Las amenazas de la piratería a la televisión.


A special report on television. (2 of 2).

Apr 29th 2010.
Ahoy there!
From The Economist print edition
The perils of piracy.

GO TO Google's home page and type the name of your favourite TV programme into the search bar, followed by the word "torrent". Press the return key. There it is: a feast of pirated television on file-sharing websites, found for you by the world's most powerful search engine. Napster, a peer-to-peer outfit that brought the recorded-music business to its knees about ten years ago, was not nearly as quick or easy.

Television piracy gets less attention than film or music piracy, but it is no less widespread. One of the big obstacles that had stood in its way—the large file sizes required to transmit video—is shrinking as computers get faster and bandwidth costs come down. More and more people are buying televisions that can connect to the internet. There is a danger that piracy will move on from teenagers skulking in bedrooms and into the living room. A furtive activity could become mainstream.

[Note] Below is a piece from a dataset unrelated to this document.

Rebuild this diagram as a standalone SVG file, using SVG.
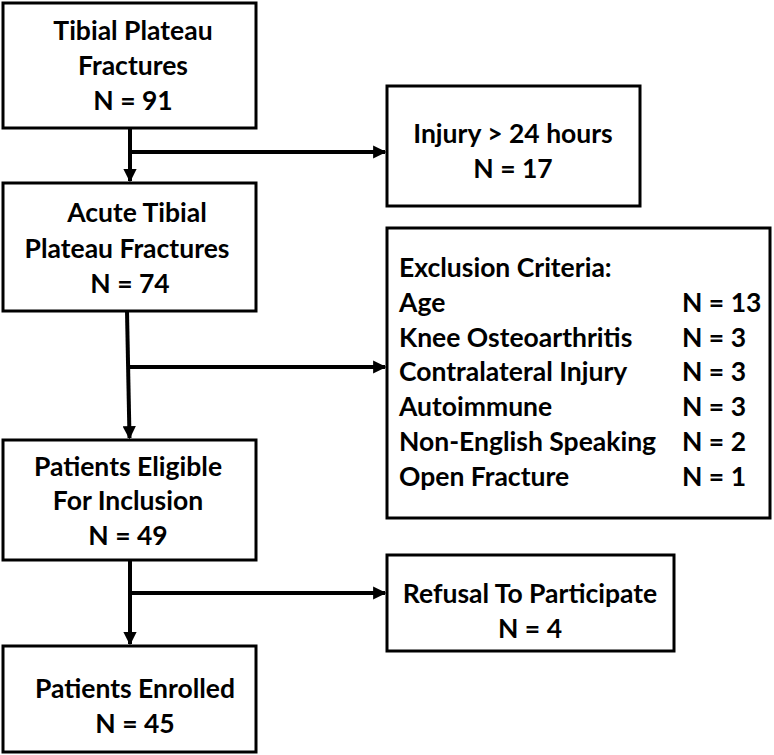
<svg xmlns="http://www.w3.org/2000/svg" width="774" height="755" viewBox="0 0 774 755">
<style>
.box{fill:#fff;stroke:#000;stroke-width:3}
.t{font-family:Lato,"Liberation Sans",sans-serif;font-weight:bold;font-size:26.5px;fill:#000}
.c{text-anchor:middle}
.ln{stroke:#000;stroke-width:4;fill:none}
</style>
<defs>
<marker id="ah" viewBox="0 0 10 10" refX="9" refY="5" markerWidth="3.3" markerHeight="3.3" orient="auto" markerUnits="strokeWidth">
<path d="M0,0 L10,5 L0,10 z" fill="#000"/>
</marker>
</defs>
<rect width="774" height="755" fill="#fff"/>
<g id="connectors">
<path class="ln" d="M130,128 V181" marker-end="url(#ah)"/>
<path class="ln" d="M130,152 H385" marker-end="url(#ah)"/>
<path class="ln" d="M127,311 L129.5,438" marker-end="url(#ah)"/>
<path class="ln" d="M128.5,367 H385" marker-end="url(#ah)"/>
<path class="ln" d="M130,560 V644" marker-end="url(#ah)"/>
<path class="ln" d="M130,593 H385" marker-end="url(#ah)"/>
</g>
<g id="n1">
<rect class="box" x="3" y="3" width="253" height="125"/>
<text class="t c" x="133" y="40">Tibial Plateau</text>
<text class="t c" x="133" y="75">Fractures</text>
<text class="t c" x="133" y="110">N = 91</text>
</g>
<g id="n2">
<rect class="box" x="387" y="86" width="253" height="120"/>
<text class="t c" x="513" y="143">Injury &gt; 24 hours</text>
<text class="t c" x="513" y="178">N = 17</text>
</g>
<g id="n3">
<rect class="box" x="3" y="183" width="253" height="128"/>
<text class="t c" x="137" y="222">Acute Tibial</text>
<text class="t c" x="127" y="258">Plateau Fractures</text>
<text class="t c" x="130" y="293">N = 74</text>
</g>
<g id="n4">
<rect class="box" x="387" y="228" width="383" height="290"/>
<text class="t" x="399" y="277">Exclusion Criteria:</text>
<text class="t" x="399" y="312">Age</text>
<text class="t" x="682" y="312">N = 13</text>
<text class="t" x="399" y="347">Knee Osteoarthritis</text>
<text class="t" x="682" y="347">N = 3</text>
<text class="t" x="399" y="381">Contralateral Injury</text>
<text class="t" x="682" y="381">N = 3</text>
<text class="t" x="399" y="416">Autoimmune</text>
<text class="t" x="682" y="416">N = 3</text>
<text class="t" x="399" y="451">Non-English Speaking</text>
<text class="t" x="682" y="451">N = 2</text>
<text class="t" x="399" y="486">Open Fracture</text>
<text class="t" x="682" y="486">N = 1</text>
</g>
<g id="n5">
<rect class="box" x="3" y="440" width="253" height="120"/>
<text class="t c" x="128" y="476">Patients Eligible</text>
<text class="t c" x="128" y="510">For Inclusion</text>
<text class="t c" x="128" y="545">N = 49</text>
</g>
<g id="n6">
<rect class="box" x="387" y="555" width="287" height="96"/>
<text class="t c" x="530" y="603">Refusal To Participate</text>
<text class="t c" x="530" y="638">N = 4</text>
</g>
<g id="n7">
<rect class="box" x="3" y="646" width="253" height="106"/>
<text class="t c" x="135" y="698">Patients Enrolled</text>
<text class="t c" x="135" y="733">N = 45</text>
</g>
</svg>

If Google searches are any guide, piracy is at its most rampant while shows like "Lost" are airing on television (see chart). The peaks near the beginning of each season suggest that some people use torrent sites to get copies of shows from previous seasons, filling themselves in on the plot before the new one starts. It is likely that every stream of a copied show represents a lost viewer on television. Piracy is a direct threat. Yet television is not about to suffer a catastrophic "Napster moment".

When Napster emerged ten years ago, music CDs containing two or three good tracks and a lot of padding were sold in shops for $14.99, and often more outside America. Singles were few and cost almost as much as albums. Compressed digital files such as MP3s were not on offer yet. And music piracy was widely tolerated: even respectable folk had their own sneaky collections of C90 tapes. Dissatisfied customers and a culture of copying created an ideal environment for file-sharing to grow.

By contrast, television's unit of output is already the size people want it. They like to watch whole episodes of "Desperate Housewives", not extract the best ten minutes of an episode, as music fans like to extract the best tracks from an album. Much free television can already be watched legally on computers and mobile phones. And TV-watching couch potatoes tend to be lazy. Trawling virus-addled websites in search of programmes seems too much like hard work.

TV piracy appeals for two reasons. It can bring shows to foreign audiences faster, and it is free. The first advantage matters for only a very few shows, most of them slick American dramas. The Chinese do not hunger for episodes of "Slovenija Ima Talent" (Slovenia's Got Talent) or "Top Gear Russia". And media firms have reduced this advantage further by releasing TV shows almost simultaneously in different countries. The second advantage is not as big as it appears either. Unlike music and film, nearly all television is free at the margin: once a household has paid its subscription, it costs nothing to watch another show.

The real threat posed by piracy is not that it threatens television's current business model but that it makes building a new one more difficult. Aware of the limitations of advertising-supported online video, European media firms are currently testing micropayments for shows. The wide availability of free illegal alternatives may well crimp these efforts.

In this sense the pertinent parallel is not with music or films but with newspapers and magazines. These days print piracy is a trivial issue, since most general news articles are given away free. If newspapers and magazines begin charging people to read their output, the pirates are likely to turn up, and quickly. So it may be with television.